Dans le Massachusetts, Baker a critiqué les démocrates pour avoir augmenté les taxes sur l'essence, sur les services publics et les droits d'enregistrement quotidiens, qui toutes frappent les classes moyennes. Dans l’Illinois, Rauner a affirmé que les taxes sur la vente devraient cibler «des services davantage orientés vers les entreprises plutôt que vers les familles à revenus modestes qui travaillent». Dans l’Arkansas, la formule d’allègement fiscal d’Asa Hutchinson visait ceux qui gagnent 75.000 dollars ou moins par an. Certains candidats républicains et libertariens, notamment le gouverneur de droite Sam Brownback dans le Kansas, ont appelé à la suppression des impôts sur le revenu pour les plus bas salaires.
Les Républicains ont décliné d’autres idées progressistes. Ils ont rabâché les thèmes de l'injustice de la réduction de Medicare, de l’importance des opportunités scolaires incarnant «un grand facteur d'égalité» et de la folie de jouer l'argent des retraites sur le marché boursier. Ils ont admis que le système des soins de santé était un droit fondamental, tourné en ridicule les riches posant comme la «classe moyenne» et défendu le système du «midnight basketball» [dispositif datant des années 1990 consistant à proposer des activités comme le basket aux jeunes traînant la nuit dans les rues pour lutter contre la délinquance].
Non, les républicains ne se sont pas transformés en progressistes. Ils sont toujours allergiques aux impôts et imputent tout ce qui va de travers au président Obama, à l’Obamacare et au big government. Mais leur intérêt pour la stagnation des salaires et la stratification des classes sociales reflète le climat économique et social actuel. Or, lorsque vous utilisez des repères égalitaristes pour mettre l’opposition en accusation, ces repères perdurent.

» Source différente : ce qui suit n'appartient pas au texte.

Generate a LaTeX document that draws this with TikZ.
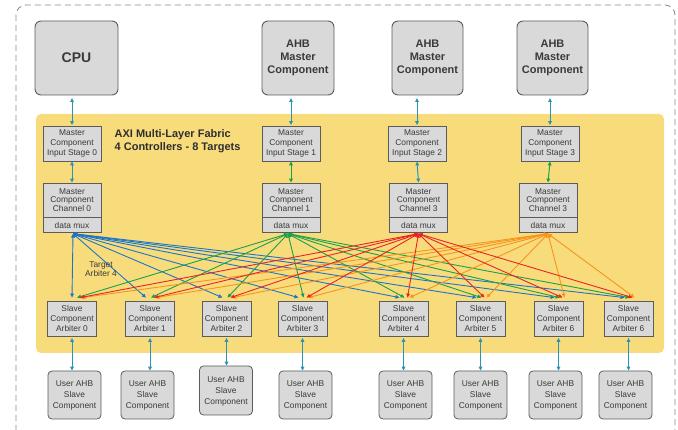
\documentclass[tikz,border=0pt]{standalone}
\usepackage{fontspec}
\setmainfont{Liberation Sans}
\usetikzlibrary{arrows.meta,calc}
\definecolor{boxgray}{HTML}{D9D9D9}
\definecolor{edgegray}{HTML}{5C5C5C}
\definecolor{fabricfill}{HTML}{F8DC7C}
\definecolor{linkteal}{HTML}{2A93B8}
\definecolor{busblue}{HTML}{1C75C8}
\definecolor{busgreen}{HTML}{1BA04B}
\definecolor{busred}{HTML}{EC2227}
\definecolor{busorange}{HTML}{F7941D}
\definecolor{txtgray}{HTML}{3A3A3A}
\definecolor{framegray}{HTML}{8A8A8A}
\begin{document}
\begin{tikzpicture}[x=1pt,y=-1pt,
  >={Triangle[length=4pt,width=3.6pt]},
  bigbox/.style={draw=edgegray,fill=boxgray,line width=0.9pt,rounded corners=6pt,
    align=center,text=txtgray,inner sep=0pt,
    font=\bfseries\fontsize{11}{13}\selectfont},
  smallbox/.style={draw=edgegray,fill=boxgray,line width=0.8pt,align=center,
    text=txtgray,inner sep=0pt,minimum width=58pt,
    font=\fontsize{8.4}{10}\selectfont},
  arbbox/.style={smallbox,minimum width=49pt,minimum height=35pt},
  userbox/.style={draw=edgegray,fill=boxgray,line width=0.8pt,rounded corners=4pt,
    align=center,text=txtgray,inner sep=0pt,minimum width=53pt,minimum height=48pt,
    font=\fontsize{8.4}{11}\selectfont},
  link/.style={<->,linkteal,line width=1pt},
  bus/.style={<->,line width=0.9pt}
]
\useasboundingbox (0,0) rectangle (678,430);

% outer frame and fabric area
\draw[framegray,line width=0.8pt,dash pattern=on 6pt off 4pt,rounded corners=10pt]
  (16,5) rectangle (675,445);
\fill[fabricfill,rounded corners=5pt] (36,114) rectangle (664,353);

% masters
\node[bigbox,minimum width=83pt,minimum height=74pt,font=\bfseries\fontsize{14}{16}\selectfont] (cpu) at (76.5,58) {CPU};
\node[bigbox,minimum width=72pt,minimum height=74pt] (ahb1) at (298,58) {AHB\\Master\\Component};
\node[bigbox,minimum width=71pt,minimum height=74pt] (ahb2) at (427.5,58) {AHB\\Master\\Component};
\node[bigbox,minimum width=71pt,minimum height=74pt] (ahb3) at (552.5,58) {AHB\\Master\\Component};

% fabric title
\node[anchor=west,align=left,text=txtgray!80!black,inner sep=0pt,font=\bfseries\fontsize{11}{13.5}\selectfont]
  (title) at (114.5,141) {AXI Multi-Layer Fabric\\4 Controllers - 8 Targets};

% input stages
\foreach \i/\x in {0/72,1/291,2/417,3/550}
  \node[smallbox,minimum height=35pt] (is\i) at (\x,143.5) {Master\\Component\\Input Stage \i};

% channels with data mux
\foreach \i/\x/\n in {0/72/0,1/291/1,2/418.5/3,3/548/3}{
  \node[smallbox,minimum height=34pt,font=\fontsize{8.4}{8.6}\selectfont] (ch\i) at (\x,200) {Master\\Component\\Channel \n};
  \node[smallbox,minimum height=15pt,anchor=north] (mux\i) at (ch\i.south) {data mux};
}

% slave arbiters
\foreach \i/\x/\n in {0/72/0,1/150/1,2/226.5/2,3/302.5/3,4/403.5/4,5/480.5/5,6/558.5/6,7/628.5/6}
  \node[arbbox] (arb\i) at (\x,318.5) {Slave\\Component\\Arbiter \n};

% user slaves
\foreach \i/\x in {0/74.5,1/147.5,3/305.5,4/405.5,5/480.5,6/555.5,7/625.5}
  \node[userbox] (usr\i) at (\x,395) {User AHB\\Slave\\Component};
\node[userbox,minimum height=49pt,text depth=-6pt] (usr2) at (226,390.5) {User AHB\\Slave\\Component};

% master side links
\foreach \m/\i in {cpu/0,ahb1/1,ahb2/2,ahb3/3}
  \draw[link,shorten <=2.5pt,shorten >=0.5pt] (is\i.north |- \m.south) -- (is\i.north);
\draw[link] (is0.south) -- (ch0.north);
\draw[link,busgreen] (is1.south) -- (ch1.north);
\draw[link] (is2.south) -- (ch2.north);
\draw[link,busgreen] (is3.south) -- (ch3.north);

% crossbar: every controller to every target
\foreach \m/\dx/\col/\off in {0/1/busblue/-4,1/-3/busgreen/1,3/0/busorange/6,2/0/busred/4}
  \foreach \s in {0,...,7}{
    \pgfmathsetmacro\o{\off+(\s==0?4:0)}
    \draw[bus,\col] ($(mux\m.south)+(\dx,0.5)$) -- ($(arb\s.north)+(\o,-3)$);
  }

\node[align=center,text=txtgray,inner sep=0pt,font=\fontsize{8.4}{9.5}\selectfont]
  (tlabel) at (101,269) {Target\\Arbiter 4};

% slave side links
\foreach \i in {0,...,7}
  \draw[link,shorten <=1.5pt] (arb\i.south) -- (arb\i.south |- usr\i.north);
\end{tikzpicture}
\end{document}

Lors des prochaines élections, les Républicains aussi seront jugés à l’aune du revenu médian, du chômage des Noirs et de la manière dont ils paient les femmes. Ils devront rendre compte du taux de pauvreté, de la charge fiscale qui pèse sur les petits revenus et du fossé croissant entre investisseurs et travailleurs. Ce sont ces repères de base, et non la composition partisane du Congrès, qui indiquent la direction fondamentale empruntée par le pays.